Different characters appear on the public stage and try to convince us that things are the way they paint it ... one of the more recent is this Robert Jenrick,
It reminds me of The Thirty-Nine Steps (the Buchan book from 1915) and the character Hannay mentions, a South African Peter Pienaar, appearing in a few Hannay stories of the time and illustrating the whole thing about plausibility.
The overwhelming evidence, together with a series of hunches, have the unlikely hero Hannay, accompanied by the British muscle, descending on a coastal gentlemen's retreat, where the dastardly, stop-at-nothing, wartime German agents were holed up BUT the supposed miscreants were playing the English gentlemen to a tee and Hannay had great self-doubt ... maybe they had got it wrong after all ...
I watched Harris get up before a microphone, incensed that Trump was about to bring economic ruin to America ... she was pretty good at it, almost as convincing as Robert Jenrick or Andrea Jenkyns ... the full on Reform type conservatives the latter were ... except that the form guide said differently.
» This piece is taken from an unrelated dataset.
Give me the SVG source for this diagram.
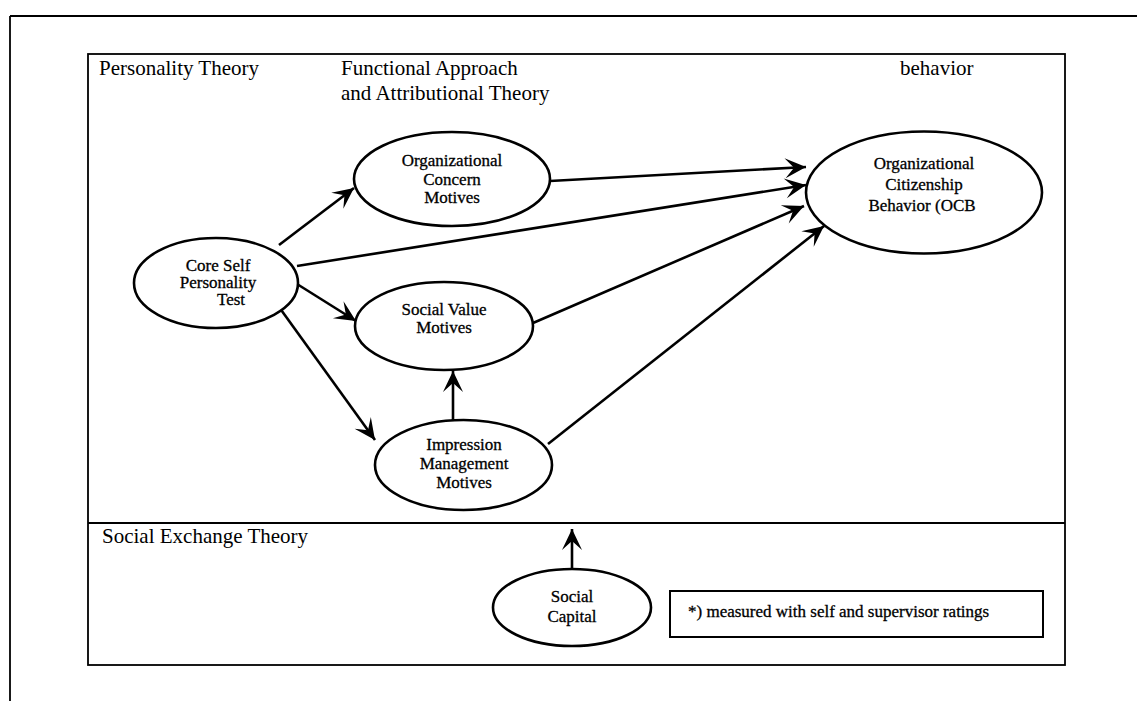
<svg xmlns="http://www.w3.org/2000/svg" width="1137" height="701" viewBox="0 0 1137 701">
  <style>
    .frame { fill: none; stroke: #000; stroke-width: 1.8; }
    .node { fill: #fff; stroke: #000; stroke-width: 2.6; }
    .conn { fill: none; stroke: #000; stroke-width: 2.6; marker-end: url(#arrow); }
    .hdr { font-family: "Liberation Serif", "Times New Roman", serif; font-size: 21px; fill: #000; }
    .lbl { font-family: "Liberation Serif", "Times New Roman", serif; font-size: 17px; fill: #000; text-anchor: middle; stroke: #000; stroke-width: 0.3; }
    .note { font-family: "Liberation Serif", "Times New Roman", serif; font-size: 17px; fill: #000; stroke: #000; stroke-width: 0.3; }
  </style>
  <defs>
    <marker id="arrow" markerUnits="userSpaceOnUse" viewBox="-23 -12 25 24" refX="0" refY="0" markerWidth="25" markerHeight="24" orient="auto">
      <path d="M0,0 L-21,-10 L-12,0 L-21,10 Z" fill="#000"/>
    </marker>
  </defs>
  <rect width="1137" height="701" fill="#fff"/>

  <!-- outer page frame -->
  <g id="outer-frame">
    <line x1="10" y1="16" x2="1137" y2="16" class="frame"/>
    <line x1="10" y1="16" x2="10" y2="701" class="frame"/>
  </g>

  <!-- inner diagram frame -->
  <g id="inner-frame">
    <rect x="88" y="54" width="977" height="611" class="frame"/>
    <line x1="88" y1="523" x2="1065" y2="523" class="frame"/>
  </g>

  <!-- section headers -->
  <g id="headers">
    <text class="hdr" x="99" y="75">Personality Theory</text>
    <text class="hdr" x="341" y="75">Functional Approach</text>
    <text class="hdr" x="341" y="100">and Attributional Theory</text>
    <text class="hdr" x="900" y="75">behavior</text>
    <text class="hdr" x="102" y="543">Social Exchange Theory</text>
  </g>

  <!-- connectors -->
  <g id="connectors">
    <path class="conn" d="M279,245 L354,188"/>
    <path class="conn" d="M550,181 L806,167"/>
    <path class="conn" d="M297,266 L806,185"/>
    <path class="conn" d="M533,323 L804,206"/>
    <path class="conn" d="M548,444 L824,226"/>
    <path class="conn" d="M297,284 L356,321"/>
    <path class="conn" d="M279,307 L375,440"/>
    <path class="conn" d="M453,421 L453,371"/>
    <path class="conn" d="M572,569 L572,529"/>
  </g>

  <g id="node-core-self">
    <ellipse cx="216" cy="283" rx="82" ry="45" class="node"/>
    <text class="lbl" x="218" y="271">Core Self</text>
    <text class="lbl" x="218" y="288">Personality</text>
    <text class="lbl" x="231" y="305">Test</text>
  </g>

  <g id="node-org-concern">
    <ellipse cx="452" cy="179" rx="98" ry="47" class="node"/>
    <text class="lbl" x="452" y="166">Organizational</text>
    <text class="lbl" x="452" y="185">Concern</text>
    <text class="lbl" x="452" y="203">Motives</text>
  </g>

  <g id="node-social-value">
    <ellipse cx="444" cy="326" rx="89" ry="44" class="node"/>
    <text class="lbl" x="444" y="315">Social Value</text>
    <text class="lbl" x="444" y="333">Motives</text>
  </g>

  <g id="node-impression">
    <ellipse cx="463.5" cy="465" rx="88.5" ry="45" class="node"/>
    <text class="lbl" x="464" y="450">Impression</text>
    <text class="lbl" x="464" y="469">Management</text>
    <text class="lbl" x="464" y="488">Motives</text>
  </g>

  <g id="node-ocb">
    <ellipse cx="924" cy="192.5" rx="118" ry="61" class="node"/>
    <text class="lbl" x="924" y="169">Organizational</text>
    <text class="lbl" x="924" y="190">Citizenship</text>
    <text class="lbl" x="922" y="211">Behavior  (OCB</text>
  </g>

  <g id="node-social-capital">
    <ellipse cx="572" cy="607.5" rx="79" ry="38.5" class="node"/>
    <text class="lbl" x="572" y="602">Social</text>
    <text class="lbl" x="572" y="622">Capital</text>
  </g>

  <g id="note">
    <rect x="670" y="591" width="373" height="46" fill="#fff" stroke="#000" stroke-width="2"/>
    <text class="note" x="688" y="617">*) measured with self and supervisor ratings</text>
  </g>
</svg>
Where had they been during their years in govt? Where had their principles been then?
And across the pond, there was Harris, angrily defending the people ... while she was party to 20,000 Haitians going into a red rosette town, Springfield, ruining that town. Plus all the rest of it. One of the few times she was on cue and steaming ... it was disconcerting.
And Trump? In his speech, outlining her crimes ... yes he went on and on and on, bitterly ... such that he began to pale ... and yet we've all been piecing together evidence for a few years now ... the real story is quite different to how Harris's scriptwriters were portraying it.
And Starmer? Good mate of the people? Of the pensioners?